Each of the Elf lords is a unique seventh grader who discovers his or her true identity in a dramatic way. From a musical prodigy to an average student, a girl with blue skin and a football star, this diverse group finds their commonality in an ancient world that desperately needs their help in order to preserve the Elf race. Their special powers have surfaced and they face the task ahead with many uncertainties.
This is not normally the type of book I would choose to read, but I could not put it down and was so glad that we already had a copy of Book Two!
Positives: The character development of each seventh grader in their earthly home is very interesting and realistic. They are very much kids that can be related to, with their various interests and relationships with peers and parents. There is an aspect of a larger purpose behind all of the events, a sense of destiny, much like being part of the body of Christ.

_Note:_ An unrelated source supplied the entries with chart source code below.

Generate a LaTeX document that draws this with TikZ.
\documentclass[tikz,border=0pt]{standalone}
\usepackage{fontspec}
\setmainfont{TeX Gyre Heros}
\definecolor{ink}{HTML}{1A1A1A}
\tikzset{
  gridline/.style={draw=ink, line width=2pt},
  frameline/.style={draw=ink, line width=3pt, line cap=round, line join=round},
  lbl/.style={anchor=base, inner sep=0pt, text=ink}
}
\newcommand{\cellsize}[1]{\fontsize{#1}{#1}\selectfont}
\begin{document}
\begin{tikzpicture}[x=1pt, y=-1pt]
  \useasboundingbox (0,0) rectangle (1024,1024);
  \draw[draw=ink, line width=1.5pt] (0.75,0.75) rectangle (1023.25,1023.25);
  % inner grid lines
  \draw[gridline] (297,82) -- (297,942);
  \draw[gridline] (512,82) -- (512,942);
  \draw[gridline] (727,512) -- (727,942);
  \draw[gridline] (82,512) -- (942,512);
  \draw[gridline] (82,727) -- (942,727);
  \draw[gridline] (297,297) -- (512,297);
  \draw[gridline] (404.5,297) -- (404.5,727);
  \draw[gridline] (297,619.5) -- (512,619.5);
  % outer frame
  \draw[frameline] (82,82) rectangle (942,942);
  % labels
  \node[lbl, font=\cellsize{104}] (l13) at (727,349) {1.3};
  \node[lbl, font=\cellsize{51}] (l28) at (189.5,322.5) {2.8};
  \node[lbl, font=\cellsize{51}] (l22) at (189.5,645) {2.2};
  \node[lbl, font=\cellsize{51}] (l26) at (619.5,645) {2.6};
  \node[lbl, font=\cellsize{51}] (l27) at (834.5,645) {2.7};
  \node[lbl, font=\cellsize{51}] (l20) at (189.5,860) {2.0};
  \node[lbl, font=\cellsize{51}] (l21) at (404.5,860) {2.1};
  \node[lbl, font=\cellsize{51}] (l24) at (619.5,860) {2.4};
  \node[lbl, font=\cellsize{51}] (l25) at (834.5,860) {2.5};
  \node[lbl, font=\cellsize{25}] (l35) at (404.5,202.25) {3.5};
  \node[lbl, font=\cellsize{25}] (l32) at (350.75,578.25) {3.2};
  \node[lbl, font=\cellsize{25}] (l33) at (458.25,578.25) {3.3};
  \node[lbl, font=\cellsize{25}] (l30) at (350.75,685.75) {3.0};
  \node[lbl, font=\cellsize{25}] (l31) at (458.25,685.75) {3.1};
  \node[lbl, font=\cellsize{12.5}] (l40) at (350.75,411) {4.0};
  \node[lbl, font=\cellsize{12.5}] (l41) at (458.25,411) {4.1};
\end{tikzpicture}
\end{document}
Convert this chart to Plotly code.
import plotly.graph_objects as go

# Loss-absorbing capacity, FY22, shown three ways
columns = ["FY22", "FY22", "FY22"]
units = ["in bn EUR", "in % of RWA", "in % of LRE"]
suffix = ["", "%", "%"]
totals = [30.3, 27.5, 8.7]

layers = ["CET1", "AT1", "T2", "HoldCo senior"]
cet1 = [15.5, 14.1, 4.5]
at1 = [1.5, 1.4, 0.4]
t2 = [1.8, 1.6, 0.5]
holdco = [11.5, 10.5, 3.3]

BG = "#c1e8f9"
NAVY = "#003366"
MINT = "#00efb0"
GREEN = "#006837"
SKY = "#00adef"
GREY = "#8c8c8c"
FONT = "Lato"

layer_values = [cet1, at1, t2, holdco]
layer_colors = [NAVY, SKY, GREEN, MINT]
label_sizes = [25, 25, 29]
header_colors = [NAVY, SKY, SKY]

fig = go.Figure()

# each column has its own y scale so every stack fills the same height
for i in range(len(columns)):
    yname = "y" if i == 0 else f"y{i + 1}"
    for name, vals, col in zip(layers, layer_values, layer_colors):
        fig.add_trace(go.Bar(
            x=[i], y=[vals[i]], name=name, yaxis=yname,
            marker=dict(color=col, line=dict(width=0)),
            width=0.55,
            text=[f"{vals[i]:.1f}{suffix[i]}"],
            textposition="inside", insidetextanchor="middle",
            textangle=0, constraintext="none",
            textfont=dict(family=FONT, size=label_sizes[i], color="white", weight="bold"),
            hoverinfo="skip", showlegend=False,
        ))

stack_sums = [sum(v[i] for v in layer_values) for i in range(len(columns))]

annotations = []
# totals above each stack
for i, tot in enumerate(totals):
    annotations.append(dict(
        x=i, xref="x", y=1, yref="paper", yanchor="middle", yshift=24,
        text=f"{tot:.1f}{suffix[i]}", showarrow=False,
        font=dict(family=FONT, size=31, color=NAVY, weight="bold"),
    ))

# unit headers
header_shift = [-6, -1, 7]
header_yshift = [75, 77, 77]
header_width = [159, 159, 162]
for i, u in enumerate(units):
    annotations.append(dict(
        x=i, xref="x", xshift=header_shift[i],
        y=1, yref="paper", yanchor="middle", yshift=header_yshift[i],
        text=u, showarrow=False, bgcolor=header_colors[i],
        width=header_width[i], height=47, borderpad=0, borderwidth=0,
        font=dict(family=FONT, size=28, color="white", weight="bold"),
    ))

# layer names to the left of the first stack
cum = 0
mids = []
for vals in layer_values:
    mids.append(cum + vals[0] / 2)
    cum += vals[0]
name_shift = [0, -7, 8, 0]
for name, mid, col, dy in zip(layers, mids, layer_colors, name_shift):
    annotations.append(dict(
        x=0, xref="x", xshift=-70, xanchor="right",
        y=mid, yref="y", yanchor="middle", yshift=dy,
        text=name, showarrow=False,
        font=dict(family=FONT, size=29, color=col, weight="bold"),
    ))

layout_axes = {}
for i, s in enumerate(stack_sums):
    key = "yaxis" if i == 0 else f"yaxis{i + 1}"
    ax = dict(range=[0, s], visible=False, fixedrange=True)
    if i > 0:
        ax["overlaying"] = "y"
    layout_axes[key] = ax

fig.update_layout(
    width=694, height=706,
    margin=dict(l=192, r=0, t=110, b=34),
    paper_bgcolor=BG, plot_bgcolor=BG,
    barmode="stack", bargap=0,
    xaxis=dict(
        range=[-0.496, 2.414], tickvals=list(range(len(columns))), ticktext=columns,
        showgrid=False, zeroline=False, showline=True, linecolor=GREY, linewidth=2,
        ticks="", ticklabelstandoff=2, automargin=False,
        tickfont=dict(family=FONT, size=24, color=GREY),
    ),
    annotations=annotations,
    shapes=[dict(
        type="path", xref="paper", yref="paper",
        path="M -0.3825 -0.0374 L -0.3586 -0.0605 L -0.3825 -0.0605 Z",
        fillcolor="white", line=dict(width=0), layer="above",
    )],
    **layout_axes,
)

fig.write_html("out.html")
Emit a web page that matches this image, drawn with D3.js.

Negatives: There is no obvious gospel message, either in this book or Book Two (Venom and Song)of the series, although Ellos (God) is certainly viewed as a sovereign being with whom one can have a relationship, and the concept of being healed and changed is somewhat addressed (especially in the latter book of the series). Additionally, there are some violent details due to the struggle between good and evil that require a discerning approach.
Talking Points: There are many excellent opportunities for speaking with your child about the different characters, their strengths and weaknesses, perceptions of themselves and those around them, and how reality does not always match what is in our hearts and minds. There is also the concept of being part of a purpose that extends beyond our own simple lives, the willingness and need at times to sacrifice our own desires for the good of others. Of course, there is the obvious and overarching backdrop of the battle between good and evil, and how the evil side (ruled by the Spider King) seeks to destroy that which is good and right with many tactics and strategies.
These are all great lead-ins to discussing about what it means to be part of the Kingdom of God, how He has gifted each of us in His intentional way and with the purpose of these gifts being used for His glory and the good of the body of Christ (1 Cor. 12). Also, the numerous places in Scripture that speak of the fear of the Lord being the beginning of wisdom can be applied to having an eternal and spiritual mindset (Col. 3:2). Seen more dramatically in Venom and Song, the cosmic and spiritual battle we face as believers against the limited but real power that Satan has in this world is another truth that our children need to be aware of (Eph. 2:2). Moreover, teaching them that in Christ we have the power to overcome (1 Cor. 15: 56-58) will give them hope.
One of my favorite facets in these book is the weapon with which one can destroy a Wisp (a shape-shifter): the spoken words of Ellos (the Word of God). This shows that God’s Word is living and active and truly powerful (Hebrews 4: 12-13). There are many poetic ways in which this reveals truth about Truth – just one of which is the fact that when this is done, the Wisp (disguised as someone it has killed) is forced to come out of its disguise (a lie) and is clearly seen for what it really is. What an accurate way to view the power of the Word against the power of sin, and how deceptive sin is.